A Cup and handle trading pattern

A cup and handle is a trading pattern used in technical analysis. The price charts pattern creates a images that looks like a cup in the form on U and the handle on the right side.

The handle is formed by multiple candlesticks and it can last between 1 to 6 months. In addition, the volume of the handle is relatively small and it can be considered as a pullback.

In this post, we will explore in detail a cup and handle pattern, its formation and how to trade this pattern.

Table of Contents

  1. Understanding a cup and handle pattern
  2. Trading a cup and handle pattern
  3. When to enter a trade when going long?
  4. Taking profit or exiting the trade when going long
  5. Can you go short on a cup and handle
  6. Take away

1. Understanding a cup and handle pattern

Figure 1. Shows a cup and handle pattern

A cup and handle pattern is very powerful and can be used for longer term or shorter term. The patterns happens in a long uptrend. The retracement of the price at the resistance level marks the start of the cup formation. The price of the stock or security consolidates at the bottom sideways before picking up an uptrend direction to finish the formation of the cup.

Once the price reaches the previous high, it retract or pullback to form a handle. This handle must stay in the upper side of the cup to quality as a handle in this pattern. There will be a heavy trading volume once the price breaks above the cup handle’s resistance. Therefore, the breakout on heavy volume will be an indication of a continuation in the uptrend.

2. Trading a cup and handle pattern

Figure 2. Shows support and resistance levels on the cup and handle pattern

Figure 2 above shows the support and resistance levels on the cup and handle. The resistance level is at the top prices reached by the two sides of the cup. Therefore, traders are always on the lookout whenever the price on the handle is reaching this resistance level. The breakout happens when the price breaks above the resistance.

3. When to enter a trade when going long?

Since a cup and handle is a bullish pattern, you would get ready to take a position after the breakout. Put your buy limit above the resistance level for shares you want to buy in your favorite company.

Setting up your stop loss

It is important to use a stop loss in case your breakout was a false breakout. The stop loss will get you out of the trade if the stock does not move in the direction you anticipated. This would happen when there is enough reversal in the trend to invalidate the pattern.

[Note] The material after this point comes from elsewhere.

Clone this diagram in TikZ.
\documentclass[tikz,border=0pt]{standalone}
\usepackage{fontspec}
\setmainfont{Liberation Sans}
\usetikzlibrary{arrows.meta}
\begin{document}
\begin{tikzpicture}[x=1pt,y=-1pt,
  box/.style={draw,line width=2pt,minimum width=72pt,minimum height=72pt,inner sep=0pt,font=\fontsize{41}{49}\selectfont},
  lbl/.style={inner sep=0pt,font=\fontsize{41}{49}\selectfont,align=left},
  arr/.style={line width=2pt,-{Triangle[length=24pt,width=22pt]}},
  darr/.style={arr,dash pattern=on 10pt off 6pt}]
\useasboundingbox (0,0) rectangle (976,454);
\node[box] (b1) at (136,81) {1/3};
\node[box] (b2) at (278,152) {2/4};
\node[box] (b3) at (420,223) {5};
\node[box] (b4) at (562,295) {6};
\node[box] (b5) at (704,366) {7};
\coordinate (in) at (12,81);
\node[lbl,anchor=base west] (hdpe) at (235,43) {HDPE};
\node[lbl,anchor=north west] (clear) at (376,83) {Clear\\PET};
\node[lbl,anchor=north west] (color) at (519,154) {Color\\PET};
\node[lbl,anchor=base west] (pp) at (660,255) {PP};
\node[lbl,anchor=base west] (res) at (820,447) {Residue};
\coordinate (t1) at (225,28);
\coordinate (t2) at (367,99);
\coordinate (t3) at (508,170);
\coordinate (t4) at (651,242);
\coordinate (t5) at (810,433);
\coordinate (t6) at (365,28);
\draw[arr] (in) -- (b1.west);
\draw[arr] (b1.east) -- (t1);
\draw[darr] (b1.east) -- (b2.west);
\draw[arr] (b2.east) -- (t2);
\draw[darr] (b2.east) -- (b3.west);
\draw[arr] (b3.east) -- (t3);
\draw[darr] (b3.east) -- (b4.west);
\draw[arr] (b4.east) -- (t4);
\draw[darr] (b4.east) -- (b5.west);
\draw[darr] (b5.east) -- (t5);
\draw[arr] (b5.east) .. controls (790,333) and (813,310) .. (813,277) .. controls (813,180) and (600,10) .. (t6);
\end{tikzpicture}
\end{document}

For this reason, you would want to exit the trade as soon as possible to avoid major losses. It is important to understand that the cup handle will occur in the upper half of the cup to qualify as a cup and handle pattern. Therefore, your ideal stop loss will be placed at the bottom of the handle.

Figure 3. Shows a cup and handle pattern of AAPL

If the price breaks below the handle, it will be an indication of a failed cup and handle pattern and you would exit the trade. However, not everyone is willing to give up that much money on the trade. Therefore, some traders put the stop loss at the resistance level. Why? If the price breaks below the resistance level, it will be the first indication of a possible false breakout. Hence, they will get out of the trade right away.

4. Taking profit or exiting the trade when going long

Profit target is carefully calculated on the cup and handle pattern. The ideal way to calculate this number would be adding the height of the cup to the breakout point of the handle.

In order words, your price target would be the height of your cup plus your breakout price. For example. Let us say that your cup is between $55 and $52. The cup height is $55-$52 which is $2 dollars. If the breakout price is $55, you would take profit at $57 (2$+$55).

However, you don’t necessarily need to get out right away. As long as you have indications of a strong uptrend, you can stay in the trade until you reach the next resistance level where you can take profit.

5. Can you go short on a cup and handle?

The answer to this question is yes. As for any other patterns, you can go short if the bullish pattern fails and you have a strong indication of a downtrend.

There are a number of ways you can use to know that the cup and handle pattern has failed. The first one would happen if you have a false breakout. This means that the price would break the resistance and return back under the resistance with a heavy volume. This could be first indication of a reversal in the trend and therefore a failed cup and handle pattern.

The second option would happen if the price continues a decline movement and breaks below the handle. This would be an other indication of a downtrend.

If you want to go short, you would enter a trade when the handle is broken and put your stop loss at the bottom of the handle or the previous low. Some traders start shorting the stock after a false breakout is emerged. In this case, they put a stop loss at the resistance level.

6. Take away

A Cup and handle pattern comes in many forms. The U shape with a rounding bottom is more common. However, some stocks form a V like shape or close to it instead of a fully rounded bottom.

It is important to wait for the handle form to confirm the pattern. Once the pattern is formed, a trader can take position after the breakout happens.

Always use a stop loss on your trades to avoid losses from false breakouts and sudden reversal in the trend.

A cup and handle must occur in a long uptrend to qualify as a cup and handle pattern.